AMD-Vi: Event logged IO_PAGE_FAULT

engineermdr

My fairly new NAS suffered an error today while I was gone at work. I came home to find any access to ZFS would hang, including a "zpool status". I looked through syslog and found

engineermdr · Posted: Fri Feb 09, 2024 3:42 pm Post subject:

I found this related post where someone else has the same problem with the ASM1061 that I have, although mine is on my motherboard.
https://lkml.iu.edu/hypermail/linux/kernel/2401.3/00559.html

Edit: And this https://lkml.org/lkml/2024/1/23/1196 which is easier to read and overlaps some. I'm not sure I'm following all of it, but it appears I'm having a kernel driver problem.

Hu · Administrator Joined: 06 Mar 2007 Posts: 23062

What kernel version is this? My initial attempts to find Using 64-bit DMA turned up no relevant hits, so either this is oddly line-wrapped in the kernel (defeating git grep), it is an out-of-tree driver, or the message is composed in parts (and I failed to guess the right composition).

My first guess would be that the Using 64-bit DMA line is just debug output that happens whenever the kernel (re)initializes the device.

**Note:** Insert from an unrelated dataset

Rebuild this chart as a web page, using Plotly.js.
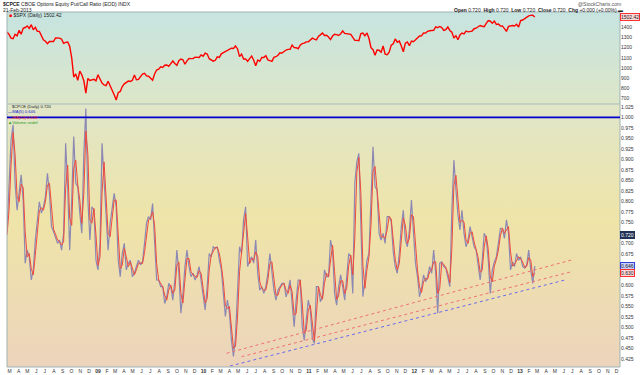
<!DOCTYPE html>
<html><head><meta charset="utf-8">
<script src="https://cdn.plot.ly/plotly-3.0.1.min.js"></script>
<style>
html,body{margin:0;padding:0;background:#fff;}
#wrap{position:relative;width:640px;height:375px;overflow:hidden;}
#bgTop{position:absolute;left:7px;top:12px;width:613px;height:92px;background:linear-gradient(#c6e4e0,#dde6c8);}
#bgBot{position:absolute;left:7px;top:104px;width:613px;height:263px;background:linear-gradient(#e0e6c8 0%,#efe4a8 45%,#ecd4bc 100%);}
#chart{position:absolute;left:0;top:0;width:640px;height:375px;}
</style></head><body>
<div id="wrap"><div id="bgTop"></div><div id="bgBot"></div><div id="chart"></div></div>
<script>
// ---- data (weekly samples, Thursdays from 2008-02-21 to 2013-02-21) ----
const startDate = '2008-02-21';
const stepDays = 7;
const spxClose = [
1353,1331,1294,1288,1330,1316,1370,1332,1390,1398,1414,1389,1426,1375,1400,1361,1360,1318,1278,1262,1239,1261,1257,1260,1296,1298,1293,1283,1242,1252,1255,1213,1099,910,940,877,969,931,873,752,896,876,879,887,873,
932,890,850,832,826,869,827,770,735,683,756,768,816,843,857,870,866,877,929,883,887,919,940,946,921,918,896,879,940,979,987,1010,1004,1026,1029,1016,1042,1068,1044,1025,1071,1087,1080,1036,1069,1093,1091,1091,1106,1106,1102,1127,1115,
1145,1136,1091,1074,1066,1075,1109,1104,1139,1150,1160,1167,1179,1194,1192,1217,1187,1111,1136,1088,1089,1065,1092,1117,1076,1022,1078,1065,1102,1102,1121,1079,1071,1065,1104,1110,1125,1149,1146,1166,1176,1183,1183,1225,1200,1199,1189,1224,1240,1244,1257,1258,
1272,1293,1283,1276,1310,1329,1343,1320,1321,1304,1279,1314,1332,1328,1320,1337,1364,1340,1338,1333,1331,1300,1271,1271,1268,1339,1344,1316,1345,1292,1199,1179,1124,1177,1174,1154,1216,1136,1131,1155,1224,1238,1285,1253,1264,1216,1159,1244,1255,1219,1265,1258,
1278,1289,1315,1316,1345,1343,1361,1366,1370,1371,1404,1397,1408,1398,1370,1378,1403,1369,1353,1295,1318,1278,1325,1343,1335,1362,1355,1357,1363,1386,1391,1406,1418,1411,1407,1438,1466,1460,1441,1461,1429,1433,1412,1414,1380,1360,1409,1416,1418,1413,1430,1402,
1466,1472,1486,1503,1513,1518,1520,1502.42];
const cpceMA5 = [
0.728,0.827,0.946,0.982,0.843,0.779,0.819,0.863,0.803,0.653,
0.684,0.668,0.613,0.637,0.708,0.756,0.799,0.772,0.787,0.811,
0.867,0.819,0.740,0.728,0.716,0.700,0.708,0.684,0.724,0.938,
0.835,0.684,0.803,0.954,0.843,0.835,0.772,0.724,0.914,1.021,
0.803,0.708,0.787,0.779,0.660,0.637,0.700,0.938,0.851,0.764,
0.684,0.748,0.787,0.819,0.787,0.660,0.621,0.676,0.700,0.637,
0.653,0.660,0.621,0.629,0.645,0.660,0.649,0.656,0.700,0.748,
0.764,0.756,0.795,0.692,0.613,0.613,0.597,0.597,0.557,0.573,
0.605,0.597,0.565,0.613,0.684,0.629,0.534,0.581,0.645,0.684,
0.645,0.621,0.629,0.613,0.625,0.645,0.613,0.573,0.542,0.597,
0.676,0.668,0.692,0.688,0.692,0.660,0.637,0.581,0.526,0.565,
0.534,0.470,0.431,0.478,0.573,0.692,0.676,0.756,0.787,0.645,
0.660,0.668,0.653,0.708,0.629,0.589,0.597,0.581,0.597,0.629,
0.676,0.637,0.589,0.565,0.589,0.597,0.605,0.605,0.573,0.589,
0.613,0.557,0.502,0.565,0.613,0.613,0.502,0.470,0.518,0.565,
0.542,0.474,0.462,0.597,0.597,0.561,0.573,0.637,0.621,0.621,
0.708,0.684,0.581,0.553,0.597,0.625,0.597,0.565,0.621,0.676,
0.668,0.581,0.843,0.894,0.914,0.724,0.573,0.613,0.660,0.676,
0.811,0.930,0.835,0.827,0.724,0.708,0.724,0.700,0.764,0.764,
0.752,0.680,0.645,0.629,0.676,0.740,0.779,0.708,0.692,0.732,
0.803,0.724,0.653,0.621,0.573,0.593,0.625,0.609,0.621,0.645,
0.629,0.684,0.629,0.534,0.653,0.656,0.645,0.641,0.617,0.597,
0.779,0.898,0.827,0.768,0.732,0.779,0.724,0.692,0.708,0.740,
0.716,0.692,0.684,0.649,0.613,0.660,0.724,0.712,0.660,0.581,
0.637,0.656,0.668,0.700,0.736,0.736,0.712,0.756,0.724,0.637,
0.656,0.645,0.676,0.660,0.668,0.645,0.641,0.649,0.684,0.637,
0.605,0.646];
const cpceMA10 = [
0.720,0.778,0.886,0.964,0.912,0.811,0.799,0.841,0.833,0.728,
0.668,0.676,0.640,0.625,0.672,0.732,0.777,0.785,0.779,0.799,
0.839,0.843,0.779,0.734,0.722,0.708,0.704,0.696,0.704,0.831,
0.886,0.760,0.743,0.878,0.898,0.839,0.803,0.748,0.819,0.967,
0.912,0.756,0.748,0.783,0.720,0.648,0.668,0.819,0.894,0.808,
0.724,0.716,0.768,0.803,0.803,0.724,0.640,0.648,0.688,0.668,
0.645,0.656,0.640,0.625,0.637,0.652,0.654,0.652,0.678,0.724,
0.756,0.760,0.775,0.743,0.652,0.613,0.605,0.597,0.577,0.565,
0.589,0.601,0.581,0.589,0.648,0.656,0.581,0.558,0.613,0.664,
0.664,0.633,0.625,0.621,0.619,0.635,0.629,0.593,0.558,0.569,
0.637,0.672,0.680,0.690,0.690,0.676,0.648,0.609,0.553,0.545,
0.550,0.502,0.450,0.455,0.525,0.633,0.684,0.716,0.771,0.716,
0.652,0.664,0.660,0.680,0.668,0.609,0.593,0.589,0.589,0.613,
0.652,0.656,0.613,0.577,0.577,0.593,0.601,0.605,0.589,0.581,
0.601,0.585,0.530,0.533,0.589,0.613,0.558,0.486,0.494,0.541,
0.553,0.508,0.468,0.530,0.597,0.579,0.567,0.605,0.629,0.621,
0.664,0.696,0.633,0.567,0.575,0.611,0.611,0.581,0.593,0.648,
0.672,0.625,0.712,0.869,0.904,0.819,0.648,0.593,0.637,0.668,
0.743,0.871,0.883,0.831,0.776,0.716,0.716,0.712,0.732,0.764,
0.758,0.716,0.662,0.637,0.652,0.708,0.760,0.743,0.700,0.712,
0.768,0.764,0.688,0.637,0.597,0.583,0.609,0.617,0.615,0.633,
0.637,0.656,0.656,0.581,0.593,0.654,0.650,0.643,0.629,0.607,
0.688,0.838,0.862,0.797,0.750,0.755,0.751,0.708,0.700,0.724,
0.728,0.704,0.688,0.666,0.631,0.636,0.692,0.718,0.686,0.620,
0.609,0.646,0.662,0.684,0.718,0.736,0.724,0.734,0.740,0.680,
0.646,0.650,0.660,0.668,0.664,0.656,0.643,0.645,0.666,0.660,
0.621,0.630];
const spxLast = 1502.42, cpceClose = 0.720, ma5Last = 0.646, ma10Last = 0.630;
const spxTicks = [700,800,900,1000,1100,1200,1300,1400];
// tick labels that are visible (0.625, 0.650, 0.725 are covered by the value boxes in the reference)
const cpceTicks = [0.425,0.450,0.475,0.500,0.525,0.550,0.575,0.600,0.675,0.700,0.750,0.775,0.800,0.825,0.850,0.875,0.900,0.925,0.950,0.975,1.000,1.025];
const monthLetters = ['J','F','M','A','M','J','J','A','S','O','N','D'];
const yearLabels = {2009:'09',2010:'10',2011:'11',2012:'12',2013:'13'};
// trend lines drawn on the chart (start/end)
const redTrendA_dates = ['2010-03-22','2013-06-28'], redTrendA_vals = [0.4386,0.6605];
const redTrendB_dates = ['2010-05-13','2013-06-28'], redTrendB_vals = [0.4305,0.6327];
const blueTrend_dates = ['2010-04-03','2013-06-05'], blueTrend_vals = [0.4083,0.6129];
const refLevel = 1.0;

// ---- build ----
const t0 = Date.parse(startDate+'T00:00:00Z');
const dates = spxClose.map((_,i)=>new Date(t0 + i*stepDays*86400000).toISOString().slice(0,10));
const tickvals=[], ticktext=[];
for(let y=2008;y<=2013;y++){for(let m=0;m<12;m++){ if(y===2008&&m<2) continue;
  tickvals.push(y+'-'+String(m+1).padStart(2,'0')+'-01');
  ticktext.push(m===0 ? '<b>'+yearLabels[y]+'</b>' : monthLetters[m]); }}

const W=640,H=375,L=7,R=620,T=12,B=367,SEP=104;
const px = X => (X-L)/(R-L), py = Y => (B-Y)/(B-T);
const dom = py(SEP);
const F = 'Arial, Liberation Sans, sans-serif';

const traces = [
 {x:dates,y:spxClose,type:'scatter',mode:'lines',xaxis:'x',yaxis:'y',line:{color:'#ff0000',width:1.4},hoverinfo:'skip'},
 {x:dates,y:cpceMA5,type:'scatter',mode:'lines',xaxis:'x',yaxis:'y2',line:{color:'#8c88b4',width:1.2},hoverinfo:'skip'},
 {x:dates,y:cpceMA10,type:'scatter',mode:'lines',xaxis:'x',yaxis:'y2',line:{color:'#f04a3c',width:1},hoverinfo:'skip'},
 {x:redTrendA_dates,y:redTrendA_vals,type:'scatter',mode:'lines',yaxis:'y2',line:{color:'#f07070',width:1,dash:'dot'}},
 {x:redTrendB_dates,y:redTrendB_vals,type:'scatter',mode:'lines',yaxis:'y2',line:{color:'#f07070',width:1,dash:'dot'}},
 {x:blueTrend_dates,y:blueTrend_vals,type:'scatter',mode:'lines',yaxis:'y2',line:{color:'#6a6af0',width:1,dash:'dot'}}
];

const ann = [];
function A(text,X,Y,opts){ann.push(Object.assign({text:text,xref:'paper',yref:'paper',x:px(X),y:py(Y),xanchor:'left',yanchor:'middle',showarrow:false,font:{family:F,size:5,color:'#222'},borderpad:0},opts||{}));}
A('<b>$CPCE</b> CBOE Options Equity Put/Call Ratio (EOD) INDX',2,3.5,{font:{family:F,size:5,color:'#222'}});
A('21-Feb-2013',2,9.5);
A('@StockCharts.com',622,3.5,{xanchor:'right',font:{family:F,size:5,color:'#555'}});
A('<b>Open</b> 0.720  <b>High</b> 0.720  <b>Low</b> 0.720  <b>Close</b> 0.720  <b>Chg</b> +0.000 (+0.00%) ▬',624,9.5,{xanchor:'right'});
A('<span style="color:#ff0000">■</span> $SPX (Daily) 1502.42',7.5,15);
const lf = 4.2;
A('$CPCE (Daily) 0.720',11,107,{font:{family:F,size:lf,color:'#222'}});
A('<span style="color:#0000cc">—</span>MA(5) 0.646',7,112,{font:{family:F,size:lf,color:'#2222cc'}});
A('<span style="color:#ff0000">—</span>MA(10) 0.630',7,117,{font:{family:F,size:lf,color:'#ee2222'}});
A('▲Volume undef',7,122,{font:{family:F,size:lf,color:'#2a9a2a'}});
// right-axis value boxes
function box(text,yref,val,bg,bd,fc){ann.push({text:text,xref:'paper',yref:yref,x:1.0,y:val,xanchor:'left',yanchor:'middle',xshift:0,showarrow:false,bgcolor:bg,bordercolor:bd,borderwidth:1,borderpad:0,font:{family:F,size:5,color:fc}});}
box(spxLast.toFixed(2),'y',spxLast,'#ffd8d8','#ff3030','#222');
box(cpceClose.toFixed(3),'y2',cpceClose,'#223355','#223355','#ffffff');
box(ma5Last.toFixed(3),'y2',ma5Last,'#c8d0ff','#3344dd','#222');
box(ma10Last.toFixed(3),'y2',ma10Last,'#ffd8d8','#ff3030','#222');

const layout = {
 width:W,height:H,margin:{l:L,r:W-R,t:T,b:H-B,pad:0},
 paper_bgcolor:'rgba(0,0,0,0)',plot_bgcolor:'rgba(0,0,0,0)',showlegend:false,
 xaxis:{type:'date',range:['2008-02-21','2013-12-13'],anchor:'y2',tickvals:tickvals,ticktext:ticktext,tickangle:0,
   tickfont:{family:F,size:5,color:'#333'},ticks:'',showgrid:false,zeroline:false,showline:false},
 yaxis:{domain:[dom,1],range:[644,1551],side:'right',anchor:'x',tickvals:spxTicks,ticktext:spxTicks.map(String),
   tickfont:{family:F,size:5,color:'#333'},ticks:'',showgrid:false,zeroline:false},
 yaxis2:{domain:[0,dom],range:[0.406,1.0316],side:'right',anchor:'x',tickvals:cpceTicks,ticktext:cpceTicks.map(v=>v.toFixed(3)),
   tickfont:{family:F,size:5,color:'#333'},ticks:'',showgrid:false,zeroline:false},
 shapes:[
  {type:'rect',xref:'paper',yref:'paper',x0:0,x1:1,y0:0,y1:1,line:{color:'#9fb3b3',width:1}},
  {type:'line',xref:'paper',yref:'paper',x0:0,x1:1,y0:dom,y1:dom,line:{color:'#a8bcbc',width:1}},
  {type:'line',xref:'paper',yref:'y2',x0:0,x1:1,y0:refLevel,y1:refLevel,line:{color:'#0000d0',width:1.8}}
 ],
 annotations:ann
};
Plotly.newPlot('chart',traces,layout,{staticPlot:true,displayModeBar:false});
</script>
</body></html>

As I interpret the linked mailing list posts, that reporter (and possibly you, too) have a buggy firmware problem. The device claims it can do 64-bit DMA, so the kernel proceeds to use 64-bit DMA with it. In practice, it can only do 43-bit DMA, and zeroes the remaining bits. If any of the upper (64 - 43) = 21 bits are set in the address the kernel picks, the device clears them, then proceeds to write to the wrong address. The device needs to write to exactly the address it was given. An appropriate entry in the kernel's quirk table can instruct the kernel to ignore the claimed 64-bit support, and ensure that the kernel gives the device only addresses that can be represented in 43 bits. Then the bits that the device wrongly zeroes are already zero (because the kernel took care to pick an address with that property), so the truncated address is still the "right" address, and no fault occurs.

Assuming the above paragraph is right, then this suddenly started failing because ordinary operations caused the kernel to finally pick an address that the device cannot handle. Your prior successes were because the kernel happened, by luck, to be picking addresses the device handled properly.

engineermdr · Posted: Fri Feb 09, 2024 7:51 pm Post subject:

This all started after upgrading to gentoo-sources-6.6.16. I had previously been using 6.1.67. I'm also having nfsd issues with the 6.6.16 update. So, I'm going back to 6.1 for the time being.